The Classical Musician IGOR STRAVINSKY

His Rite of Spring heralded the century. After that, he never stopped reinventing himself--or modern music

  • Paris' Theatre des Champs-Elysees, on May 29, 1913, was the setting of the most notorious event in the musical history of this century--the world premiere of The Rite of Spring. Trouble began with the playing of the first notes, in the ultrahigh register of the bassoon, as the renowned composer Camille Saint-Saens conspicuously walked out, complaining loudly of the misuse of the instrument. Soon other protests became so loud that the dancers could barely hear their cues. Fights broke out in the audience. Thus Modernism arrived in music, its calling card delivered by the 30-year-old Russian composer Igor Stravinsky.

    Born in 1882 in Oranienbaum, Russia, a city southwest of St. Petersburg, Stravinsky was rooted in the nationalistic school that drew inspiration from Russia's beautifully expressive folk music. His father was an opera singer who performed in Kiev and St. Petersburg, but his greatest musical influence was his teacher, Nikolay Rimsky-Korsakov. The colorful, fantastic orchestration that Stravinsky brought to his folk song-inspired melodies was clearly derived from Rimsky-Korsakov. But the primitive, offbeat rhythmic drive he added was entirely his own. The result was a music never before heard in a theater or concert hall.

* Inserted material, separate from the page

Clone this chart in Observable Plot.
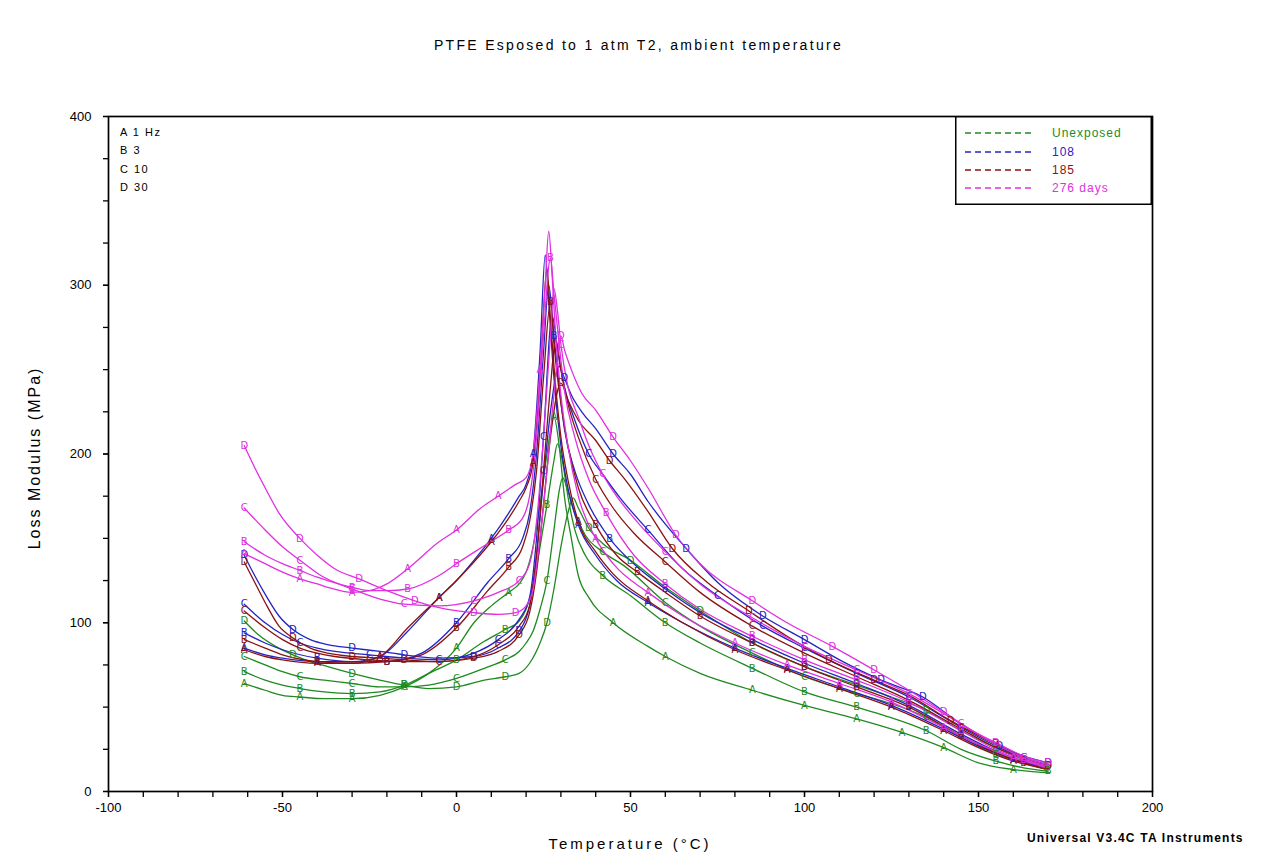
<!DOCTYPE html>
<html><head><meta charset="utf-8">
<script src="https://cdn.jsdelivr.net/npm/d3@7"></script>
<script src="https://cdn.jsdelivr.net/npm/@observablehq/plot@0.6"></script>
<style>
body{margin:0;background:#fff;font-family:"Liberation Sans",Arial,sans-serif;}
#wrap{position:relative;width:1277px;height:857px;overflow:hidden;}
#wrap svg.chart{position:absolute;left:0;top:0;}
.t{position:absolute;white-space:nowrap;color:#000;}
</style></head><body><div id="wrap"></div>
<script>
const groups = ["Unexposed", "108", "185", "276 days"];
const groupColors = ["#1f8a1f", "#2424c4", "#8b1212", "#e030e0"];
const freqLetters = ["A", "B", "C", "D"];
const freqLabels = ["A 1 Hz", "B 3", "C 10", "D 30"];
const xTicks = [-100, -50, 0, 50, 100, 150, 200];
const xMinorTicks = [-100,-90,-80,-70,-60,-50,-40,-30,-20,-10,0,10,20,30,40,50,60,70,80,90,100,110,120,130,140,150,160,170,180,190,200];
const yTicks = [0, 100, 200, 300, 400];
const yMinorTicks = [0,25,50,75,100,125,150,175,200,225,250,275,300,325,350,375,400];

// Unexposed (green)
const unexposedA = [[-61,64],[-55,60],[-50,57],[-45,56],[-38,55],[-30,55],[-22,57],[-15,62],[-8,70],[0,85],[5,100],[10,110],[15,118],[18,123],[20,130],[22,145],[24,170],[26,200],[28,222],[29.5,205],[31,175],[33,150],[35,128],[38,115],[45,100],[55,86],[60,80],[70,70],[85,60],[100,51],[115,43],[128,35],[140,26],[150,17],[160,13],[170,11]];
const unexposedB = [[-61,71],[-55,66],[-50,63],[-45,61],[-38,59],[-30,58],[-22,59],[-15,63],[-8,70],[0,78],[8,89],[14,96],[18,101],[20,108],[22,122],[24,145],[26,170],[28,196],[29,206],[30.5,195],[32,175],[34,155],[37,140],[42,128],[50,116],[60,100],[70,88],[85,73],[100,59],[115,50],[123,45],[135,36],[145,25],[155,18],[163,14],[170,12]];
const unexposedC = [[-61,80],[-55,75],[-50,71],[-45,68],[-38,66],[-30,64],[-22,62],[-15,62],[-8,63],[0,67],[8,73],[14,78],[18,83],[20,88],[22,95],[24,108],[26,125],[28,155],[29.5,178],[30.5,186],[32,178],[34,165],[37,152],[42,142],[48,134],[60,112],[70,98],[85,82],[100,68],[115,58],[125,52],[135,44],[145,32],[155,22],[163,17],[170,13]];
const unexposedD = [[-61,101],[-57,93],[-52,86],[-47,81],[-42,77],[-37,74],[-30,70],[-22,66],[-15,63],[-8,61],[0,62],[8,66],[14,68],[18,70],[21,76],[24,88],[26,100],[28,120],[30,145],[32,165],[33.5,174],[35,168],[38,156],[42,147],[50,137],[60,121],[70,107],[85,88],[100,74],[115,63],[125,56],[135,48],[145,36],[155,26],[163,20],[170,15]];
// 108 days (blue)
const days108A = [[-61,85],[-55,81],[-50,79],[-40,77],[-30,77],[-22,80],[-14,95],[-5,115],[0,125],[5,137],[10,150],[15,165],[18,175],[20,182],[22,200],[24,260],[25.5,318],[26.5,290],[28,245],[30,205],[32,180],[35,158],[40,140],[46,125],[55,112],[65,100],[80,85],[95,73],[110,62],[125,51],[140,37],[150,27],[160,19],[170,14]];
const days108B = [[-61,94],[-55,88],[-50,84],[-40,79],[-30,77],[-20,77],[-10,82],[0,100],[9,124],[15,138],[19,150],[21,165],[23,200],[25,260],[26.5,300],[28,270],[29.5,240],[31,215],[34,190],[38,170],[44,150],[52,133],[60,120],[70,106],[85,90],[100,76],[115,64],[130,51],[145,34],[155,24],[163,18],[170,14]];
const days108C = [[-61,111],[-55,100],[-50,93],[-45,88],[-40,85],[-35,83],[-25,81],[-15,79],[-5,78],[5,82],[12,90],[18,102],[21,115],[23,150],[25,210],[27.5,282],[29,262],[31,240],[34,220],[38,200],[42,188],[47,174],[55,155],[65,132],[75,116],[88,98],[100,85],[115,70],[130,56],[145,38],[155,27],[163,20],[170,16]];
const days108D = [[-61,140],[-58,128],[-55,117],[-51,104],[-47,96],[-42,90],[-37,87],[-30,85],[-22,83],[-15,81],[-5,79],[5,80],[12,85],[18,95],[21,110],[23,140],[25,185],[27,225],[29.5,252],[31,245],[33,235],[36,225],[40,215],[45,200],[50,188],[55,172],[66,144],[75,124],[88,104],[100,90],[111,77],[122,66],[134,56],[145,40],[156,27],[163,21],[170,17]];
// 185 days (brown)
const days185A = [[-61,84],[-55,80],[-50,78],[-40,76],[-30,76],[-22,80],[-14,97],[-5,115],[0,125],[5,136],[10,148],[15,162],[18,172],[20,180],[22,195],[24,245],[26,310],[27,280],[28.5,240],[30,210],[32,185],[35,160],[40,142],[45,129],[55,113],[65,100],[80,84],[95,72],[110,61],[125,50],[140,36],[150,26],[160,18],[170,13]];
const days185B = [[-61,90],[-55,85],[-50,81],[-40,77],[-30,76],[-20,77],[-10,81],[0,97],[9,119],[15,133],[19,145],[21,160],[23,190],[25,245],[27,290],[28,265],[30,230],[32,205],[35,180],[40,158],[46,140],[52,130],[60,118],[70,104],[85,88],[100,74],[115,62],[130,50],[145,33],[155,23],[163,17],[170,13]];
const days185C = [[-61,107],[-55,97],[-50,90],[-45,85],[-40,82],[-35,80],[-25,78],[-15,77],[-5,77],[5,80],[12,87],[18,98],[21,110],[23,140],[25,190],[27,240],[28.5,268],[30,250],[32,230],[35,210],[40,185],[45,168],[51,153],[60,136],[70,118],[85,98],[100,82],[115,68],[130,54],[145,37],[155,26],[163,19],[170,15]];
const days185D = [[-61,136],[-58,124],[-55,112],[-51,98],[-47,91],[-42,85],[-37,82],[-30,80],[-22,79],[-15,78],[-5,77],[5,79],[12,83],[18,93],[21,106],[23,130],[25,170],[27,210],[30,242],[32,232],[35,220],[40,208],[44,196],[48,186],[55,166],[62,144],[72,124],[84,107],[95,92],[107,78],[120,66],[130,57],[142,42],[155,28],[163,20],[170,15]];
// 276 days (magenta)
const days276A = [[-61,141],[-55,135],[-50,130],[-45,126],[-40,123],[-37,121],[-30,118],[-25,119],[-20,123],[-14,132],[-5,148],[0,155],[7,168],[12,175],[17,182],[20,186],[22,200],[24,250],[25.5,300],[26.5,332],[27.5,305],[28.5,270],[30,235],[32,205],[35,175],[40,150],[45,135],[55,118],[65,104],[80,88],[95,75],[110,64],[125,53],[140,38],[150,28],[160,20],[170,14]];
const days276B = [[-61,148],[-55,140],[-50,135],[-45,131],[-40,127],[-37,125],[-30,121],[-25,119],[-20,119],[-14,120],[-5,128],[0,135],[9,147],[15,155],[19,162],[21,175],[23,210],[25,270],[27,316],[28,295],[29.5,265],[31,238],[34,210],[38,185],[43,165],[51,140],[60,123],[70,108],[85,92],[100,78],[115,66],[130,53],[145,36],[155,25],[163,19],[170,15]];
const days276C = [[-61,168],[-55,155],[-50,145],[-45,137],[-39,128],[-30,120],[-22,114],[-15,111],[-5,110],[5,113],[12,118],[18,125],[21,135],[23,160],[25,210],[27,270],[28,298],[29,285],[30,265],[32,240],[35,222],[38,205],[42,188],[46,175],[51,162],[60,142],[70,123],[85,103],[100,86],[115,72],[130,58],[145,40],[155,28],[163,20],[170,16]];
const days276D = [[-61,205],[-58,192],[-55,180],[-51,165],[-45,150],[-40,140],[-35,132],[-28,126],[-20,119],[-12,113],[-5,109],[5,106],[12,105],[17,106],[20,110],[22,120],[24,150],[26,190],[28,235],[30,270],[31,262],[33,250],[36,236],[40,226],[45,210],[50,196],[55,180],[63,152],[70,135],[85,113],[95,100],[108,86],[120,72],[130,60],[140,47],[150,34],[155,29],[163,21],[170,17]];

const seriesTable = [
  [unexposedA, unexposedB, unexposedC, unexposedD],
  [days108A, days108B, days108C, days108D],
  [days185A, days185B, days185C, days185D],
  [days276A, days276B, days276C, days276D]
];

const rows = [];
const markRows = [];
seriesTable.forEach((set, gi) => {
  set.forEach((pts, fi) => {
    let last = -Infinity;
    pts.forEach(([t, v]) => {
      const r = {t, v, group: groups[gi], letter: freqLetters[fi], key: groups[gi] + freqLetters[fi]};
      rows.push(r);
      if (t >= last + 12) { markRows.push(r); last = t; }
    });
  });
});

const font = '"Liberation Sans", Arial, sans-serif';
const chart = Plot.plot({
  width: 1277, height: 857,
  marginLeft: 108, marginRight: 125, marginTop: 116, marginBottom: 66,
  x: {domain: [-100, 200]},
  y: {domain: [0, 400]},
  color: {domain: groups, range: groupColors},
  style: {fontFamily: font, fontSize: "13px", background: "white", color: "black"},
  marks: [
    Plot.line(rows, {x: "t", y: "v", z: "key", stroke: "group", curve: "monotone-x", strokeWidth: 1.3}),
    Plot.text(markRows, {x: "t", y: "v", text: "letter", fill: "group", fontSize: 10, fontFamily: "DejaVu Sans"}),
    Plot.axisX({ticks: xMinorTicks, tickSize: 6, tickFormat: () => "", label: null, strokeWidth: 1.3}),
    Plot.axisX({ticks: xTicks, tickSize: 6, tickPadding: 5, tickFormat: d => String(d), label: null, fontSize: 13, strokeWidth: 1.3}),
    Plot.axisY({ticks: yMinorTicks, tickSize: 5, tickFormat: () => "", label: null, strokeWidth: 1.3}),
    Plot.axisY({ticks: yTicks, tickSize: 5, tickPadding: 12, tickFormat: d => String(d), label: null, fontSize: 13, strokeWidth: 1.3}),
    Plot.frame({stroke: "black", strokeWidth: 1.7})
  ]
});
chart.classList.add("chart");
const wrap = document.getElementById("wrap");
wrap.appendChild(chart);

function addText(txt, css) {
  const d = document.createElement("div");
  d.className = "t";
  d.textContent = txt;
  d.style.cssText += css;
  wrap.appendChild(d);
  return d;
}
addText("PTFE Esposed to 1 atm T2, ambient temperature", "left:0;width:1277px;text-align:center;top:37px;font-size:14px;letter-spacing:2.3px;");
addText("Loss Modulus (MPa)", "left:35px;top:458px;font-size:16px;letter-spacing:2px;transform:translate(-50%,-50%) rotate(-90deg);");
addText("Temperature (°C)", "left:630px;top:843px;font-size:15px;letter-spacing:3px;transform:translate(-50%,-50%);");
addText("Universal V3.4C TA Instruments", "left:1027px;top:831px;font-size:12px;font-weight:bold;letter-spacing:1.2px;");

const freqY = [133, 151, 170, 188];
freqLabels.forEach((s, i) => addText(s, `left:120px;top:${freqY[i] - 7}px;font-size:11px;letter-spacing:1.5px;`));

// legend
const lg = document.createElementNS("http://www.w3.org/2000/svg", "svg");
lg.setAttribute("width", 197); lg.setAttribute("height", 89);
lg.style.cssText = "position:absolute;left:955px;top:116px;";
let inner = `<rect x="0.75" y="0.75" width="195.5" height="87.5" fill="white" stroke="black" stroke-width="1.5"/>`;
const rowY = [17, 36, 54, 72];
groups.forEach((g, i) => {
  inner += `<line x1="10" x2="80" y1="${rowY[i]}" y2="${rowY[i]}" stroke="${groupColors[i]}" stroke-width="1.3" stroke-dasharray="6,4"/>`;
  inner += `<text x="97" y="${rowY[i] + 4}" fill="${groupColors[i]}" font-size="12" letter-spacing="1" font-family='${font}'>${g}</text>`;
});
lg.innerHTML = inner;
wrap.appendChild(lg);
</script></body></html>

    In 1910 Serge Diaghilev, then director of the world-famous Ballets Russes, invited Stravinsky to compose works for his company's upcoming season at the Paris Opera. The Firebird, the first to appear, was a sensation. Petrushka and The Rite of Spring quickly followed. Soon Stravinsky's audaciously innovative works confirmed his status as the leading composer of the day, a position he hardly relinquished until his death nearly 60 years later.

    After leaving Russia, Stravinsky lived for a while in Switzerland and then moved to Paris. In 1939 he fled the war in Europe for the U.S., settling in Hollywood. In 1969 he moved to New York City. (The story goes that when asked why he made such a move at his advanced age, he replied, "To mutate faster.") Over the years, Stravinsky experimented with virtually every technique of 20th century music: tonal, polytonal and 12-tone serialism. He reinvented and personalized each form while adapting the melodic styles of earlier eras to the new times. In the end, his own musical voice always prevailed.

    In 1947 Stravinsky befriended Robert Craft, a 23-year-old conductor who was to become his chronicler, interpreter and, oddly, his mentor in some ways. It was Craft who persuaded Stravinsky to take a more sympathetic view of Arnold Schoenberg's 12-tone school, which led to Stravinsky's last great stylistic development.

    In his long career, there was scarcely a musical form that Stravinsky did not turn his hand to. He regularly produced symphonies, concertos, oratorios and an almost bewildering variety of choral works. For me, however, Stravinsky was at his most sublime when he wrote for the theater. There were operas, including The Rake's Progress, composed for a libretto by W.H. Auden and one of a handful of 20th century operas that have found a secure place in the repertory. The ballets also continued; the last of his masterpieces, Agon (composed for another Russian choreographer, George Balanchine), came in 1957.